▶ _Instruction_
Go through the listing and return every line with "page" in it.
------ Source excerpt ------
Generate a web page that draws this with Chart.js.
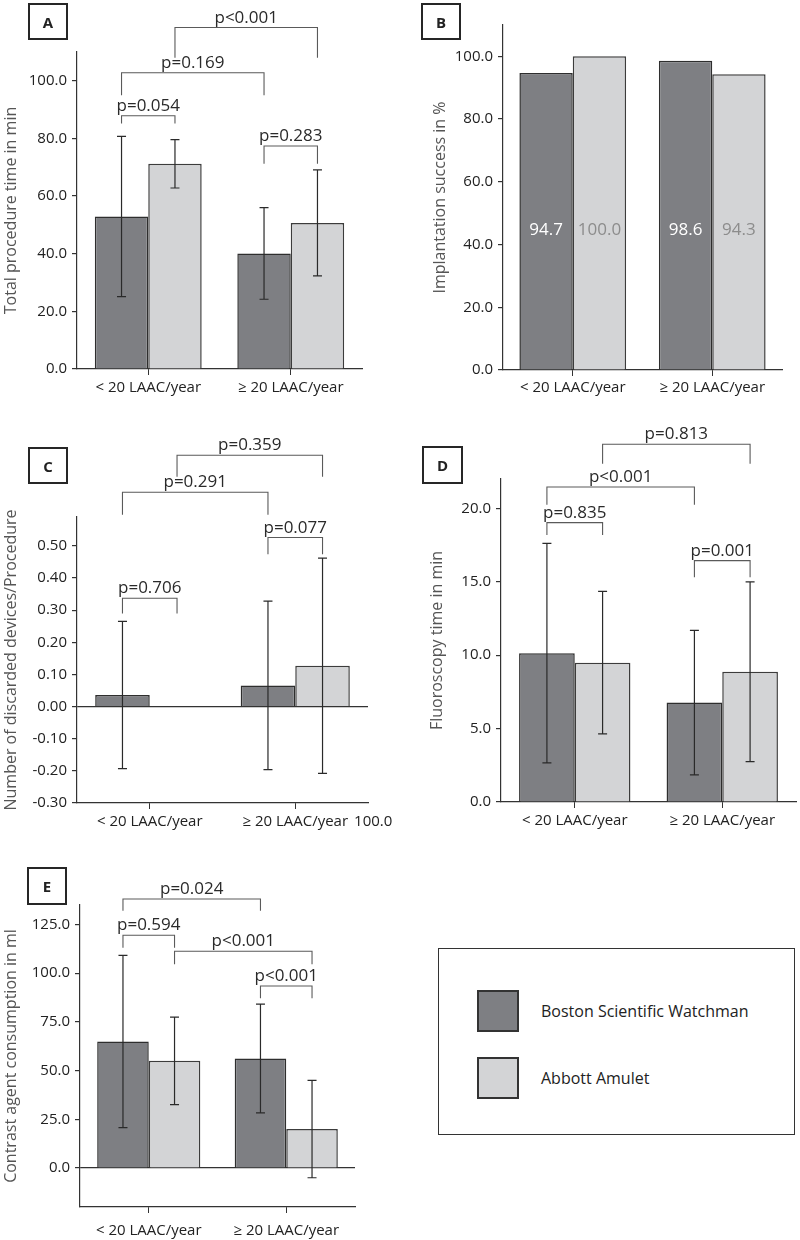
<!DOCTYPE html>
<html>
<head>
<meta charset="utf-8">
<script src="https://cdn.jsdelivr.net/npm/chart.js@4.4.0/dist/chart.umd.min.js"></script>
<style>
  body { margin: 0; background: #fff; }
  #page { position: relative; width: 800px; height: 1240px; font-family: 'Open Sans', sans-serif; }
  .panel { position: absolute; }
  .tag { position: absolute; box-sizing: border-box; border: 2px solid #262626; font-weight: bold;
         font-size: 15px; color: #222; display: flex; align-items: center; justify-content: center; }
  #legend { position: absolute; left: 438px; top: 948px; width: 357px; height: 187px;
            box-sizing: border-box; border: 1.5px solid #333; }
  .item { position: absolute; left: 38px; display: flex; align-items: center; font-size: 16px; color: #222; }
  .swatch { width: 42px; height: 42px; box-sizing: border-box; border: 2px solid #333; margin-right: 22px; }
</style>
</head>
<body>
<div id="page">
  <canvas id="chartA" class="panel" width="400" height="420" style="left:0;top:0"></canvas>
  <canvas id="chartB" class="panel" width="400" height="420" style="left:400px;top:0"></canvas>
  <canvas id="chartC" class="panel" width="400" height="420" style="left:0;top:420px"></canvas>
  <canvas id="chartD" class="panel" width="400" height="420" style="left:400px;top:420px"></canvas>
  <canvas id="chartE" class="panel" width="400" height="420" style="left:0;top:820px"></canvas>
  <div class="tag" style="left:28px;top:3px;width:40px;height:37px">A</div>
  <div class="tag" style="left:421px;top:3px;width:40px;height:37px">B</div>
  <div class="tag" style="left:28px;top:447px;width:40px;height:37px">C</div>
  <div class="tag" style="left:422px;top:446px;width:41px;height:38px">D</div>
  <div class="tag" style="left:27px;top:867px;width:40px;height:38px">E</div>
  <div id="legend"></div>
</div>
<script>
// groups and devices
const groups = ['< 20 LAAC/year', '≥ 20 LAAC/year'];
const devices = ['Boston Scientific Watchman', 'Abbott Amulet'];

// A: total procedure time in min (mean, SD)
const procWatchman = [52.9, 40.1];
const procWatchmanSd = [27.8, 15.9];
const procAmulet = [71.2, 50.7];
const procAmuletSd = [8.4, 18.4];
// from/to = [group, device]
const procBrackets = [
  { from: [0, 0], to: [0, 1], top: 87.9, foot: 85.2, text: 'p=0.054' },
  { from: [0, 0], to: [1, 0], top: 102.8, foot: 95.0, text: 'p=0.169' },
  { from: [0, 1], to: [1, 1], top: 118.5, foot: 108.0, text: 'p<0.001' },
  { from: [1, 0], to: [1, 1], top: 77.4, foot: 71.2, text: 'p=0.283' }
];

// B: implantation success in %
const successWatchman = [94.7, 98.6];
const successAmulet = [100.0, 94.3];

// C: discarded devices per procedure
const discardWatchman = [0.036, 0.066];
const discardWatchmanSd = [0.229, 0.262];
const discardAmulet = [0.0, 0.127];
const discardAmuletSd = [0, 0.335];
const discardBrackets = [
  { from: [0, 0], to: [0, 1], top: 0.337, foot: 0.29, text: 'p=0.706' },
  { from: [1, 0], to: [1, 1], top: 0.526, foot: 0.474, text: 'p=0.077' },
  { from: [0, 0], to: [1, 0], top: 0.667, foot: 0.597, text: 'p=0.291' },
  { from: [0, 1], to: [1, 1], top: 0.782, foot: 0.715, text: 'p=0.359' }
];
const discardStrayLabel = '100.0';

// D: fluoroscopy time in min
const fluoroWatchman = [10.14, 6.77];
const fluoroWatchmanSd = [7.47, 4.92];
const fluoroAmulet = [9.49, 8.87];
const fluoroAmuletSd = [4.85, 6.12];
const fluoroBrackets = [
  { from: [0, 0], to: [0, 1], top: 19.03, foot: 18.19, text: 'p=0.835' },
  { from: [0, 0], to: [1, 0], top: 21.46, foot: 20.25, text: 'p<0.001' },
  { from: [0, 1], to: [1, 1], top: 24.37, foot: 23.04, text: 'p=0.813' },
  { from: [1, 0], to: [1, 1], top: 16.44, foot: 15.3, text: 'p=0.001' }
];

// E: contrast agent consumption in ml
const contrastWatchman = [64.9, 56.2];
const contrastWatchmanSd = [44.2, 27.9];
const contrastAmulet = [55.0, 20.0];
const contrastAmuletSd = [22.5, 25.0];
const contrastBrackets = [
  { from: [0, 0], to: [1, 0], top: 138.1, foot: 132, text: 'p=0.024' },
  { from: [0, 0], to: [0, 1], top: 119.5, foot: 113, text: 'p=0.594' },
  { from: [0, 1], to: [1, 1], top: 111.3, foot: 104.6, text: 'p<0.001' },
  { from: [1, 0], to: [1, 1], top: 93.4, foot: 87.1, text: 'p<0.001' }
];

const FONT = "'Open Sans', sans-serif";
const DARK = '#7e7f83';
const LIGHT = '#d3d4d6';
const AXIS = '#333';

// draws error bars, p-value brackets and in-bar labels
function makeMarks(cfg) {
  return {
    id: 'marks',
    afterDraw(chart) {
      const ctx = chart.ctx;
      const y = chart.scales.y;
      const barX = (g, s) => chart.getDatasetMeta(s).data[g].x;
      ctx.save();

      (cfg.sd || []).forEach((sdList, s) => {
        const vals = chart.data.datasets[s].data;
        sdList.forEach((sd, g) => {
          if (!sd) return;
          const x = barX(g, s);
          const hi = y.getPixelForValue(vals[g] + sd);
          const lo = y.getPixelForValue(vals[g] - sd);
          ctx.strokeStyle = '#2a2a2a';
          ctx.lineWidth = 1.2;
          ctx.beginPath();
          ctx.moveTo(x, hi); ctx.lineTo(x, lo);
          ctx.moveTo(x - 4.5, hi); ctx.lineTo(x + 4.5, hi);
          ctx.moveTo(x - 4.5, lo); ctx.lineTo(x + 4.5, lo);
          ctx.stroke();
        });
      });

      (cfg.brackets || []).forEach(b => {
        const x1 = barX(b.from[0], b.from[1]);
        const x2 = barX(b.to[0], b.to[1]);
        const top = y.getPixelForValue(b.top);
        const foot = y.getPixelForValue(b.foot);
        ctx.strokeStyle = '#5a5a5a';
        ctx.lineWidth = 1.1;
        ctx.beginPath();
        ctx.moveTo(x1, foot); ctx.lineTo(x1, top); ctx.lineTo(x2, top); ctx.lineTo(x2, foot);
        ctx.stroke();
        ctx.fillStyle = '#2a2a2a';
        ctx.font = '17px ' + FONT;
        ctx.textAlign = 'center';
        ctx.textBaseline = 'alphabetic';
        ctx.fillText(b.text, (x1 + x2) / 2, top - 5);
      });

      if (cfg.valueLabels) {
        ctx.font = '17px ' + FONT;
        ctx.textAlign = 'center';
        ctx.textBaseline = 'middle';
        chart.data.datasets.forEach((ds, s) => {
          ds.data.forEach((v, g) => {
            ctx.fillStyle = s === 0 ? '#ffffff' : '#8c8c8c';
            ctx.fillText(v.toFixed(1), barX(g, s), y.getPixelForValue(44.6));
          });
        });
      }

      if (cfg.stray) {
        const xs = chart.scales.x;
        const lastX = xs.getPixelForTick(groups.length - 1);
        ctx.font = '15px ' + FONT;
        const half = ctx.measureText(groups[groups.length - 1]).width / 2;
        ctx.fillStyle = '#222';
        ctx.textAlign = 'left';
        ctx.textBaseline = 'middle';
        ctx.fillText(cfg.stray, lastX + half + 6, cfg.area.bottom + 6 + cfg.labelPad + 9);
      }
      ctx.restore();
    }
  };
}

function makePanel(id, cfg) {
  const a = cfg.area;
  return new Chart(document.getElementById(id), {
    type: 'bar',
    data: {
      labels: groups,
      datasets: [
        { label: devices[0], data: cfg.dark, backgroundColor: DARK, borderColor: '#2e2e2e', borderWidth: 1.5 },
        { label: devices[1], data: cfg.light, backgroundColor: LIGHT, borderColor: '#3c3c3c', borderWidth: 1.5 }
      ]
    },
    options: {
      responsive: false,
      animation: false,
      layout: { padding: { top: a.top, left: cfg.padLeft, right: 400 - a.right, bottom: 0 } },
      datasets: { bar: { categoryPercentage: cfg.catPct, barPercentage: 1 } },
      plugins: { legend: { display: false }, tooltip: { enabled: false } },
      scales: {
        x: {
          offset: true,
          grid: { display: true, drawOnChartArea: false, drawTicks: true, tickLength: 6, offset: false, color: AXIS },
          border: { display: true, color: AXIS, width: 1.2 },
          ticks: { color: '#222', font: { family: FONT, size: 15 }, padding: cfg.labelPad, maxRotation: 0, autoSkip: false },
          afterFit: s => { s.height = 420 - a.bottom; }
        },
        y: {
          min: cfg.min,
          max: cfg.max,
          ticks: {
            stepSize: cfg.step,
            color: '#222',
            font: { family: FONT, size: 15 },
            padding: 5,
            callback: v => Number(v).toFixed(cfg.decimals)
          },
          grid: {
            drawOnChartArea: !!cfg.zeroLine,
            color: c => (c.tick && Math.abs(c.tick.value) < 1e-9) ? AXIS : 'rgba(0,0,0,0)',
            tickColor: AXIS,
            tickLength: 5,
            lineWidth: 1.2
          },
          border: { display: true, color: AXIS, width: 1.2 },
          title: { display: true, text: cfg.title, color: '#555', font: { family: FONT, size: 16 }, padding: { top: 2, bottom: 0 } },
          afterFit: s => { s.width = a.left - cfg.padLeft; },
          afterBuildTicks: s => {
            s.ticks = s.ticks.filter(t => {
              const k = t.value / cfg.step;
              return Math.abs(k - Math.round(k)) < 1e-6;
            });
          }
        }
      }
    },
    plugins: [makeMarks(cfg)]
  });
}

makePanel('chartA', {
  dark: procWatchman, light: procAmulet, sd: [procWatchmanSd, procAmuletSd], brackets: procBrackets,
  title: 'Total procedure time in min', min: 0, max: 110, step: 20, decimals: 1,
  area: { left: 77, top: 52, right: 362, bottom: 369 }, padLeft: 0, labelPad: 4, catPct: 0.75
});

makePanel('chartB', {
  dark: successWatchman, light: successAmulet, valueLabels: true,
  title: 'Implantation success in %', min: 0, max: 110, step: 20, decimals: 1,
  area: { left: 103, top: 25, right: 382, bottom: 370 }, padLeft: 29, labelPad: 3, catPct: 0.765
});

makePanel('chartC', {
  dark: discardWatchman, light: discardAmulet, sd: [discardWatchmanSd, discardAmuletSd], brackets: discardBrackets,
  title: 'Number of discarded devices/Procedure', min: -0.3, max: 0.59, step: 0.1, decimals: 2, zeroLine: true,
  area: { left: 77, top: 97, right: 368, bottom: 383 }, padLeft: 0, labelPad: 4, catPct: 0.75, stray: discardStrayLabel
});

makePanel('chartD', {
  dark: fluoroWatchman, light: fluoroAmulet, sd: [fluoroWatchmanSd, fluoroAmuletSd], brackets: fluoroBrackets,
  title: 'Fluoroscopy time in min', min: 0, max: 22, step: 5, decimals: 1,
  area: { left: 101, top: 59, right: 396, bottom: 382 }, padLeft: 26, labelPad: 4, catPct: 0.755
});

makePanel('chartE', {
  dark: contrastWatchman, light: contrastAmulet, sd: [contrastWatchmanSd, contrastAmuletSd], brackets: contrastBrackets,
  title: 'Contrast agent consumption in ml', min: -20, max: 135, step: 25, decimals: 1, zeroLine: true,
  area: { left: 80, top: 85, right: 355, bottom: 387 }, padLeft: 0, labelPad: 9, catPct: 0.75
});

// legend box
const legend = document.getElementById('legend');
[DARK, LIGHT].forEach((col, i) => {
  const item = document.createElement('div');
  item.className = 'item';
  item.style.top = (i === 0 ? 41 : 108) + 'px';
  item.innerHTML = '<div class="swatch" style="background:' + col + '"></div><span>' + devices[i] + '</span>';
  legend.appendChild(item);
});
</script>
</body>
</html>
------
▶ _Result of the exercise_
Generate a web page that draws this with Chart.js.
  #page { position: relative; width: 800px; height: 1240px; font-family: 'Open Sans', sans-serif; }
<div id="page">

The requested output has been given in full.